§ **THE REQUEST**:
Please write the listing below out again exactly, leaving every picture behind.

§ **DATA SECTION**:
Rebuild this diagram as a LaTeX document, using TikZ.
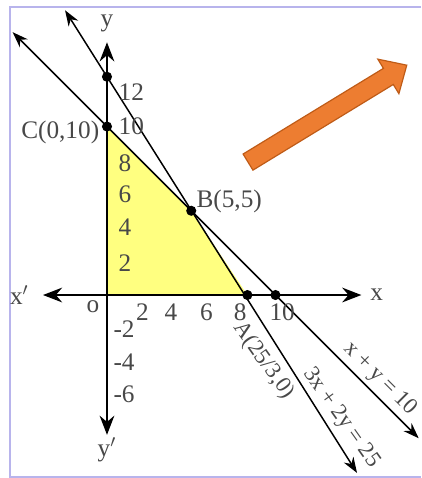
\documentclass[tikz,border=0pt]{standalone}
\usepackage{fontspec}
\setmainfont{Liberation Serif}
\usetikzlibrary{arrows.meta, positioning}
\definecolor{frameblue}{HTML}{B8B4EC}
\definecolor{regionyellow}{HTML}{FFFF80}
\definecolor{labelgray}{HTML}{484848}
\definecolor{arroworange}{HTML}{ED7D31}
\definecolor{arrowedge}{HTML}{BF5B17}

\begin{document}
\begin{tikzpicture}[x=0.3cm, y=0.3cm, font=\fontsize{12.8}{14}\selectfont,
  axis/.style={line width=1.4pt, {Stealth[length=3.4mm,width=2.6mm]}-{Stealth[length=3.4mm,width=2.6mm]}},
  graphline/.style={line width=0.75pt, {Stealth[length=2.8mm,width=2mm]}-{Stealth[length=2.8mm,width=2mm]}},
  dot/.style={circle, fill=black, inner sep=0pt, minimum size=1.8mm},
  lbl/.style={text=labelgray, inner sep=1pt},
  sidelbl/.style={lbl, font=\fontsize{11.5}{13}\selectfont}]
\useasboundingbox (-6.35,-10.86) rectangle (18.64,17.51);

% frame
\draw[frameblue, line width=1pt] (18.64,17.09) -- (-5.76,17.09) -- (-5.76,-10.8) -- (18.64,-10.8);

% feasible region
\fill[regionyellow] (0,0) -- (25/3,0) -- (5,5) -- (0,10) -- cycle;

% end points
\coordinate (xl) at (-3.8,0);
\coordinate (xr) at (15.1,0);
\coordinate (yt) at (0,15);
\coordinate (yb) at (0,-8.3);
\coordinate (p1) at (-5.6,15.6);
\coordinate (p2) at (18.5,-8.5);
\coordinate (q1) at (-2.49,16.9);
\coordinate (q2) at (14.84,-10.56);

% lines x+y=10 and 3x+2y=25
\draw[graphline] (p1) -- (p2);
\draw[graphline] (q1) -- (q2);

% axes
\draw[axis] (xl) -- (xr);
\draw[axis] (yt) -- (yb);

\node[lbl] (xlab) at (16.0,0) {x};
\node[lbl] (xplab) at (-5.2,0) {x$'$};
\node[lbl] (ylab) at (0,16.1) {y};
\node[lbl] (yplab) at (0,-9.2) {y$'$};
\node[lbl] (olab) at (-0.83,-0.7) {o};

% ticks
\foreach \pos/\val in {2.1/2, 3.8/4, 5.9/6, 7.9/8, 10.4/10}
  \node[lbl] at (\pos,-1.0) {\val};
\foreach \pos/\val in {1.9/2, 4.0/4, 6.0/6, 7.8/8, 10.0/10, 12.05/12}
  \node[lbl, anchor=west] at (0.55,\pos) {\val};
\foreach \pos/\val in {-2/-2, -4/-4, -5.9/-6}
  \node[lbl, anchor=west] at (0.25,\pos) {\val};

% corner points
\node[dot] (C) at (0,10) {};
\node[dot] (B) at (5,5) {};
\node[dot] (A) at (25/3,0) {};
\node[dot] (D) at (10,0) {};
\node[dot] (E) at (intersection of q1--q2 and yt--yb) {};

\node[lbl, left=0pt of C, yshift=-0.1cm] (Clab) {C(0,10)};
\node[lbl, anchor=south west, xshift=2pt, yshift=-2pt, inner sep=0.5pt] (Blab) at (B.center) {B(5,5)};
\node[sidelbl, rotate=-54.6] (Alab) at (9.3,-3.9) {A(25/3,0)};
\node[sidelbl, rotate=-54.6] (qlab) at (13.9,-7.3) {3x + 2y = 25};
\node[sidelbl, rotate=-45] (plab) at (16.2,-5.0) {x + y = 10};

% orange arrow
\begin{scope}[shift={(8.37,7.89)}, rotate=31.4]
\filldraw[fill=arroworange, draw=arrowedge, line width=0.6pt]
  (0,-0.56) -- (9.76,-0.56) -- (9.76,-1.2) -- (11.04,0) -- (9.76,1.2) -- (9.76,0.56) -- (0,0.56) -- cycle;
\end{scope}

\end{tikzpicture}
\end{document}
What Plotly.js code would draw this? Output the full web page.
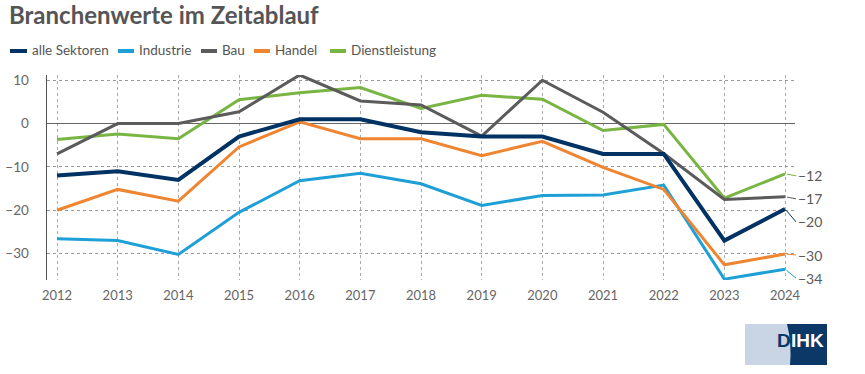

§ **RESPONSE TO THIS TASK**:
Rebuild this diagram as a LaTeX document, using TikZ.
\documentclass[tikz,border=0pt]{standalone}
\usepackage{fontspec}
\setmainfont{Liberation Serif}
\usetikzlibrary{arrows.meta, positioning}
\definecolor{frameblue}{HTML}{B8B4EC}
\definecolor{regionyellow}{HTML}{FFFF80}
\definecolor{labelgray}{HTML}{484848}
\definecolor{arroworange}{HTML}{ED7D31}
\definecolor{arrowedge}{HTML}{BF5B17}

\begin{document}
\begin{tikzpicture}[x=0.3cm, y=0.3cm, font=\fontsize{12.8}{14}\selectfont,
  axis/.style={line width=1.4pt, {Stealth[length=3.4mm,width=2.6mm]}-{Stealth[length=3.4mm,width=2.6mm]}},
  graphline/.style={line width=0.75pt, {Stealth[length=2.8mm,width=2mm]}-{Stealth[length=2.8mm,width=2mm]}},
  dot/.style={circle, fill=black, inner sep=0pt, minimum size=1.8mm},
  lbl/.style={text=labelgray, inner sep=1pt},
  sidelbl/.style={lbl, font=\fontsize{11.5}{13}\selectfont}]
\useasboundingbox (-6.35,-10.86) rectangle (18.64,17.51);

% frame
\draw[frameblue, line width=1pt] (18.64,17.09) -- (-5.76,17.09) -- (-5.76,-10.8) -- (18.64,-10.8);

% feasible region
\fill[regionyellow] (0,0) -- (25/3,0) -- (5,5) -- (0,10) -- cycle;

% end points
\coordinate (xl) at (-3.8,0);
\coordinate (xr) at (15.1,0);
\coordinate (yt) at (0,15);
\coordinate (yb) at (0,-8.3);
\coordinate (p1) at (-5.6,15.6);
\coordinate (p2) at (18.5,-8.5);
\coordinate (q1) at (-2.49,16.9);
\coordinate (q2) at (14.84,-10.56);

% lines x+y=10 and 3x+2y=25
\draw[graphline] (p1) -- (p2);
\draw[graphline] (q1) -- (q2);

% axes
\draw[axis] (xl) -- (xr);
\draw[axis] (yt) -- (yb);

\node[lbl] (xlab) at (16.0,0) {x};
\node[lbl] (xplab) at (-5.2,0) {x$'$};
\node[lbl] (ylab) at (0,16.1) {y};
\node[lbl] (yplab) at (0,-9.2) {y$'$};
\node[lbl] (olab) at (-0.83,-0.7) {o};

% ticks
\foreach \pos/\val in {2.1/2, 3.8/4, 5.9/6, 7.9/8, 10.4/10}
  \node[lbl] at (\pos,-1.0) {\val};
\foreach \pos/\val in {1.9/2, 4.0/4, 6.0/6, 7.8/8, 10.0/10, 12.05/12}
  \node[lbl, anchor=west] at (0.55,\pos) {\val};
\foreach \pos/\val in {-2/-2, -4/-4, -5.9/-6}
  \node[lbl, anchor=west] at (0.25,\pos) {\val};

% corner points
\node[dot] (C) at (0,10) {};
\node[dot] (B) at (5,5) {};
\node[dot] (A) at (25/3,0) {};
\node[dot] (D) at (10,0) {};
\node[dot] (E) at (intersection of q1--q2 and yt--yb) {};

\node[lbl, left=0pt of C, yshift=-0.1cm] (Clab) {C(0,10)};
\node[lbl, anchor=south west, xshift=2pt, yshift=-2pt, inner sep=0.5pt] (Blab) at (B.center) {B(5,5)};
\node[sidelbl, rotate=-54.6] (Alab) at (9.3,-3.9) {A(25/3,0)};
\node[sidelbl, rotate=-54.6] (qlab) at (13.9,-7.3) {3x + 2y = 25};
\node[sidelbl, rotate=-45] (plab) at (16.2,-5.0) {x + y = 10};

% orange arrow
\begin{scope}[shift={(8.37,7.89)}, rotate=31.4]
\filldraw[fill=arroworange, draw=arrowedge, line width=0.6pt]
  (0,-0.56) -- (9.76,-0.56) -- (9.76,-1.2) -- (11.04,0) -- (9.76,1.2) -- (9.76,0.56) -- (0,0.56) -- cycle;
\end{scope}

\end{tikzpicture}
\end{document}
What Plotly.js code would draw this? Output the full web page.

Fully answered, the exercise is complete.